Referring to FIG. 4, a flowchart for a method for determining the conformance of an object to acceptable parameters, in accordance with an embodiment of the present disclosure is illustrated. The method comprises the following steps,

    • Recording the digital image of the object under inspection (41). In a preferred embodiment an 8 mega-pixel 2D image of a feature on the surface of the object under inspection is captured using a raking light source.
    • Transforming the image into frequency domain (42). The image may be processed and digitally transformed by a 2D Fourier transform into a 512×512 matrix.
    • Preparing the principal components and a Bidirectional Reflectance Distribution Function (BRDF) profile (43). The principal components of the unique image file can be extracted from the vector that forms the diagonal of the 2D Fourier transform matrix by using the 21st through the 100th terms and a BRDF profile can be created to characterize the reflection properties of the surface of the object under inspection.
    • Comparing the principle components and the BRDF profile to that of a known reference object data file (44). The principal components of the image and the BRDF profile are compared to values available in a database having a reference object that has previously been inspected.
    • Clustering and cross correlation analysis (45)—A cross-correlation analysis is performed on the compared values.
    • Determination of object conformance (46)—Based on the cross-correlation value, the object is tracked and identified in a database. Based on the value of the correlation value, its conformance to known characteristics of a class of objects is also determined.

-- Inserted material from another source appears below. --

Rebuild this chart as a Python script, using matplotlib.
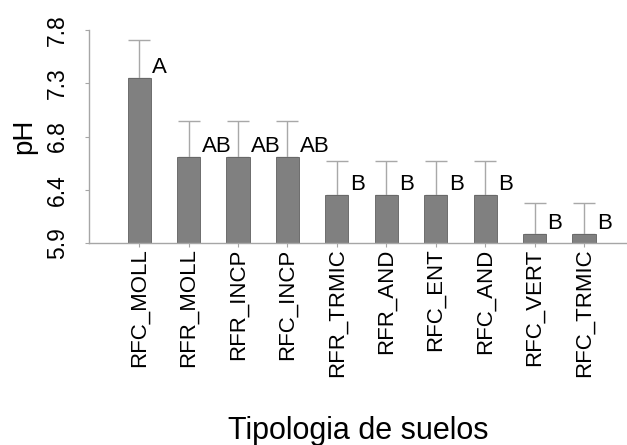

Throughout this specification the word “comprise”, or variations such as “comprises” or “comprising”, will be understood to imply the inclusion of a stated element, integer or step, or group of elements, integers or steps, but not the exclusion of any other element, integer or step, or group of elements, integers or steps.

The use of the expression “at least” or “at least one” suggests the use of one or more elements, as the use may be in one of the embodiments to achieve one or more of the desired objects or results.

The numerical values mentioned for the various physical parameters, dimensions or quantities are only approximations and it is envisaged that the values higher/lower than the numerical values assigned to the parameters, dimensions or quantities fall within the scope of the disclosure, unless there is a statement in the specification specific to the contrary.

While considerable emphasis has been placed herein on the particular features of this disclosure, it will be appreciated that various modifications can be made, and that many changes can be made in the preferred embodiment without departing from the principles of the disclosure. These and other modifications in the nature of the disclosure or the preferred embodiments will be apparent to those skilled in the art from the disclosure herein, whereby it is to be distinctly understood that the foregoing descriptive matter is to be interpreted merely as illustrative of the disclosure and not as a limitation.